For the first time, established and emerging fashion talent from the Commonwealth member countries came together to showcase design talent and potential at Buckingham Palace under the commonwealth Fashion Exchange on February 19.
Among the selected design talent was Rwanda's own Pierra Ntayombya of Haute Baso alongside major names such as Karen Walker from New Zealand, Bibi Russell from Bangladesh and Burberry and Stella McCartney representing the United Kingdom.
The participating designers and artisans collectively represented all 52 commonwealth member countries in a new initiative ahead of the Commonwealth Heads of Government Meeting in London this April.
The 'looks' created through the Fashion Exchange will be showcased at a special reception at Buckingham Palace during London Fashion Week in February.
Ntayomba showcased her Haute Baso, a piece from upcycled mosquito net, paper beads, and reclaimed glass beads woven by the Ugandan Ihato crafts organisation.
At the event, she spoke about the predominance of young female entrepreneurs in her country noting that female businesswomen are respected.
"We have more female politicians in government than in Canada, where I went to school. I would say it's a great time for young women in Rwanda-and that's why I returned and, as a whole country, we prioritise sustainability and the environment. It's normal," she said.
The Queen's State Rooms were lined with more than 30 sustainably produced, handcrafted ball gowns, representing the cultures, identities, and creative skills of 52 countries, from Canada, Australia, New Zealand, India, and Britain to islands in the Pacific and the Caribbean.
The initiative was created by Commonwealth Secretary-General Patricia Scotland and Livia Firth, founder of eco-philanthropy Eco-Age.
It is an inspirational landmark to make positive impacts on the lives of people, women in particular, across the world.
It was an uplifting night with insights exchanged on all sides.
"This further affirms that Made in Rwanda has the innovation and the quality to showcase on an international stage.
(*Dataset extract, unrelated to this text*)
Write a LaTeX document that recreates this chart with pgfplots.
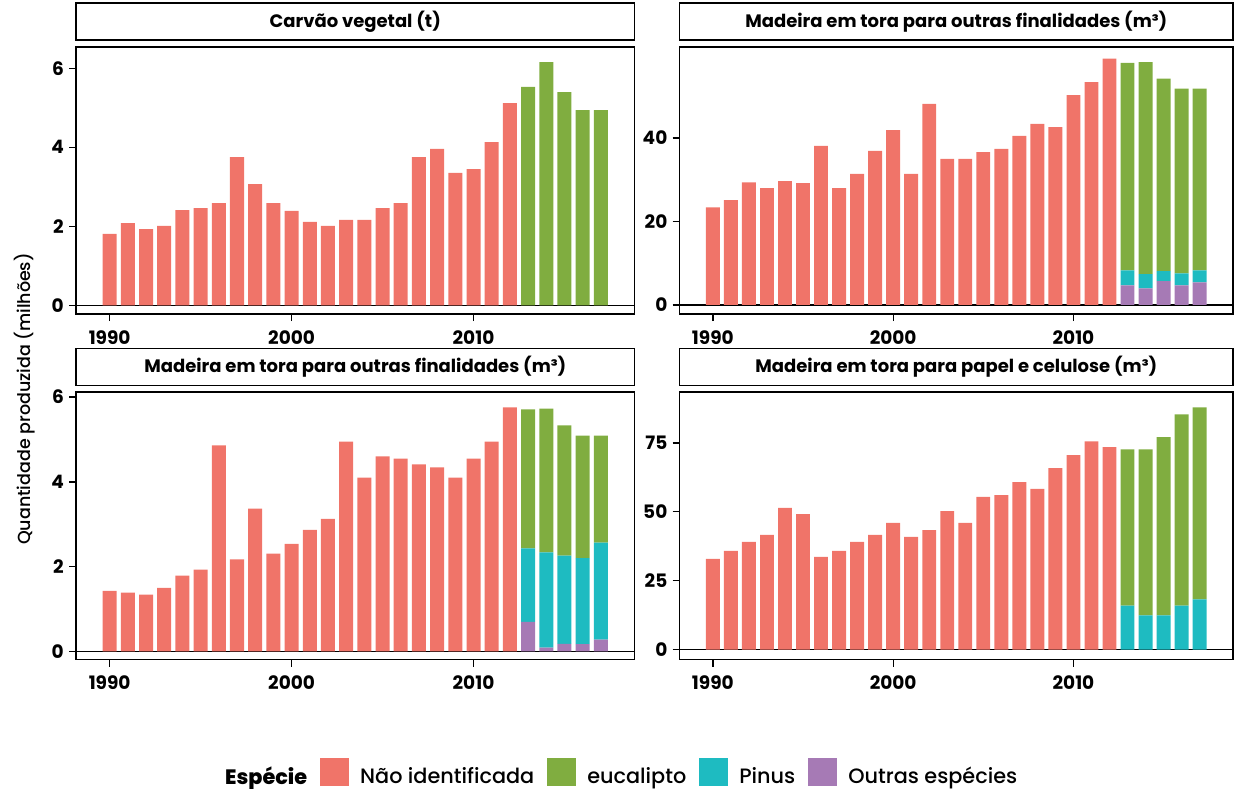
\documentclass[border=0pt]{standalone}
\usepackage{fontspec}
\setmainfont{Poppins}
\newfontfamily\medfont{Poppins Medium}
\usepackage{pgfplots}
\pgfplotsset{compat=1.18}
\usepackage{pgfplotstable}

\definecolor{cNid}{HTML}{F07469}
\definecolor{cEuc}{HTML}{80AD40}
\definecolor{cPin}{HTML}{1EBBC1}
\definecolor{cOut}{HTML}{A67AB5}

% Produção (milhões) por espécie
\pgfplotstableread{
year nid euc pin out
1990 1.81 0 0 0
1991 2.08 0 0 0
1992 1.93 0 0 0
1993 2.01 0 0 0
1994 2.41 0 0 0
1995 2.46 0 0 0
1996 2.59 0 0 0
1997 3.75 0 0 0
1998 3.07 0 0 0
1999 2.59 0 0 0
2000 2.39 0 0 0
2001 2.11 0 0 0
2002 2.01 0 0 0
2003 2.16 0 0 0
2004 2.16 0 0 0
2005 2.46 0 0 0
2006 2.59 0 0 0
2007 3.75 0 0 0
2008 3.96 0 0 0
2009 3.35 0 0 0
2010 3.45 0 0 0
2011 4.13 0 0 0
2012 5.12 0 0 0
2013 0 5.53 0 0
2014 0 6.16 0 0
2015 0 5.40 0 0
2016 0 4.94 0 0
2017 0 4.94 0 0
}\carvao

\pgfplotstableread{
year nid euc pin out
1990 23.4 0 0 0
1991 25.1 0 0 0
1992 29.4 0 0 0
1993 28.0 0 0 0
1994 29.7 0 0 0
1995 29.2 0 0 0
1996 38.1 0 0 0
1997 28.0 0 0 0
1998 31.4 0 0 0
1999 36.9 0 0 0
2000 41.9 0 0 0
2001 31.4 0 0 0
2002 48.2 0 0 0
2003 35.0 0 0 0
2004 35.0 0 0 0
2005 36.6 0 0 0
2006 37.4 0 0 0
2007 40.5 0 0 0
2008 43.4 0 0 0
2009 42.6 0 0 0
2010 50.3 0 0 0
2011 53.4 0 0 0
2012 59.0 0 0 0
2013 0 49.7 3.6 4.7
2014 0 50.8 3.4 4.0
2015 0 46.1 2.4 5.7
2016 0 44.2 2.9 4.7
2017 0 43.5 2.9 5.4
}\outrasA

\pgfplotstableread{
year nid euc pin out
1990 1.43 0 0 0
1991 1.39 0 0 0
1992 1.34 0 0 0
1993 1.50 0 0 0
1994 1.79 0 0 0
1995 1.93 0 0 0
1996 4.86 0 0 0
1997 2.17 0 0 0
1998 3.37 0 0 0
1999 2.31 0 0 0
2000 2.54 0 0 0
2001 2.87 0 0 0
2002 3.13 0 0 0
2003 4.95 0 0 0
2004 4.10 0 0 0
2005 4.60 0 0 0
2006 4.55 0 0 0
2007 4.41 0 0 0
2008 4.34 0 0 0
2009 4.10 0 0 0
2010 4.55 0 0 0
2011 4.95 0 0 0
2012 5.76 0 0 0
2013 0 3.28 1.73 0.70
2014 0 3.39 2.25 0.09
2015 0 3.07 2.08 0.18
2016 0 2.89 2.03 0.17
2017 0 2.52 2.29 0.28
}\outrasB

\pgfplotstableread{
year nid euc pin out
1990 32.9 0 0 0
1991 35.8 0 0 0
1992 39.1 0 0 0
1993 41.6 0 0 0
1994 51.4 0 0 0
1995 49.2 0 0 0
1996 33.7 0 0 0
1997 35.8 0 0 0
1998 39.1 0 0 0
1999 41.6 0 0 0
2000 46.0 0 0 0
2001 40.9 0 0 0
2002 43.4 0 0 0
2003 50.3 0 0 0
2004 46.0 0 0 0
2005 55.4 0 0 0
2006 56.1 0 0 0
2007 60.8 0 0 0
2008 58.3 0 0 0
2009 65.9 0 0 0
2010 70.6 0 0 0
2011 75.6 0 0 0
2012 73.5 0 0 0
2013 0 56.7 16.0 0
2014 0 60.3 12.4 0
2015 0 64.7 12.4 0
2016 0 69.4 16.0 0
2017 0 69.7 18.2 0
}\papel

\pgfplotsset{
  panel/.style={
    scale only axis,
    anchor=south west,
    ybar stacked,
    bar width=0.77,
    xmin=1988.15, xmax=2018.85,
    xtick={1990,2000,2010},
    tick pos=left,
    tick align=outside,
    major tick length=7pt,
    tick style={black, line width=1.3pt},
    axis line style={black, line width=1.5pt},
    /pgf/number format/assume math mode=true,
    /pgf/number format/1000 sep={},
    ticklabel style={font=\bfseries\fontsize{18.5}{21}\selectfont, inner sep=0pt},
    yticklabel style={anchor=east, xshift=-5pt},
    xticklabel style={anchor=north, yshift=-9pt},
    title style={at={(0.5,1)}, anchor=south, draw=black, line width=1.5pt,
      fill=white, inner sep=0pt, minimum height=37pt,
      font=\bfseries\fontsize{18}{20}\selectfont},
  },
  strip/.style={title style={minimum width=#1}},
}

\begin{document}
\begin{tikzpicture}
\useasboundingbox (0,0) rectangle (1236pt,-789pt);

% Carvão vegetal
\begin{axis}[panel, at={(76pt,-314pt)}, width=558.5pt, height=267pt,
  strip=558.5pt, title={Carvão vegetal (t)},
  ymin=-0.22, ymax=6.54, ytick={0,2,4,6}]
\addplot[fill=cEuc, draw=none] table[x=year, y=euc] {\carvao};
\addplot[fill=cNid, draw=none] table[x=year, y=nid] {\carvao};
\draw[black, line width=1.5pt] (axis cs:1988.15,0) -- (axis cs:2018.85,0);
\end{axis}

% Madeira em tora para outras finalidades
\begin{axis}[panel, at={(679.5pt,-314pt)}, width=553.5pt, height=267pt,
  strip=553.5pt, title={Madeira em tora para outras finalidades (m³)},
  ymin=-2.16, ymax=61.8, ytick={0,20,40}]
\addplot[fill=cOut, draw=none] table[x=year, y=out] {\outrasA};
\addplot[fill=cPin, draw=none] table[x=year, y=pin] {\outrasA};
\addplot[fill=cEuc, draw=none] table[x=year, y=euc] {\outrasA};
\addplot[fill=cNid, draw=none] table[x=year, y=nid] {\outrasA};
\draw[black, line width=1.5pt] (axis cs:1988.15,0) -- (axis cs:2018.85,0);
\end{axis}

% Madeira em tora para outras finalidades (segundo painel) + legenda
\begin{axis}[panel, at={(76pt,-659.5pt)}, width=558.5pt, height=267.5pt,
  strip=558.5pt, title={Madeira em tora para outras finalidades (m³)},
  ymin=-0.19, ymax=6.12, ytick={0,2,4,6},
  legend image code/.code={\fill[#1] (0pt,-10pt) rectangle (29pt,18pt);},
  legend columns=5,
  legend cell align=left,
  legend style={at={(0.2417,-0.421)}, anchor=west, draw=none, fill=none,
    font=\medfont\fontsize{20.8}{22}\selectfont,
    nodes={inner sep=0pt},
    /tikz/every even column/.append style={column sep=13pt},
    /tikz/every odd column/.append style={column sep=11pt}}]
\addplot[fill=cOut, draw=none, forget plot] table[x=year, y=out] {\outrasB};
\addplot[fill=cPin, draw=none, forget plot] table[x=year, y=pin] {\outrasB};
\addplot[fill=cEuc, draw=none, forget plot] table[x=year, y=euc] {\outrasB};
\addplot[fill=cNid, draw=none, forget plot] table[x=year, y=nid] {\outrasB};
\draw[black, line width=1.5pt] (axis cs:1988.15,0) -- (axis cs:2018.85,0);
\addlegendimage{empty legend}
\addlegendentry{\bfseries Espécie}
\addlegendimage{fill=cNid, draw=none}
\addlegendentry{Não identificada}
\addlegendimage{fill=cEuc, draw=none}
\addlegendentry{eucalipto}
\addlegendimage{fill=cPin, draw=none}
\addlegendentry{Pinus}
\addlegendimage{fill=cOut, draw=none}
\addlegendentry{Outras espécies}
\end{axis}

% Madeira em tora para papel e celulose
\begin{axis}[panel, at={(679.5pt,-659.5pt)}, width=553.5pt, height=267.5pt,
  strip=553.5pt, title={Madeira em tora para papel e celulose (m³)},
  ymin=-3.6, ymax=93.5, ytick={0,25,50,75}]
\addplot[fill=cOut, draw=none] table[x=year, y=out] {\papel};
\addplot[fill=cPin, draw=none] table[x=year, y=pin] {\papel};
\addplot[fill=cEuc, draw=none] table[x=year, y=euc] {\papel};
\addplot[fill=cNid, draw=none] table[x=year, y=nid] {\papel};
\draw[black, line width=1.5pt] (axis cs:1988.15,0) -- (axis cs:2018.85,0);
\end{axis}

\node[rotate=90, font=\medfont\fontsize{17.5}{20}\selectfont] at (25pt,-399pt)
  {Quantidade produzida (milhões)};
\end{tikzpicture}
\end{document}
"As we phase out second hand clothing, there are many local design brands like ours, House of Tayo, Inzuki, Uzi Collections, Moshions and etcetera that prove time and again that we are able to provide fashionable options to both local and international consumers. What's even more exciting is that designers recognise the potential and are pooling resources, sharing opportunities and collaborating," Linda Ndungutse, Mukangoga of Haute Baso told The New Times.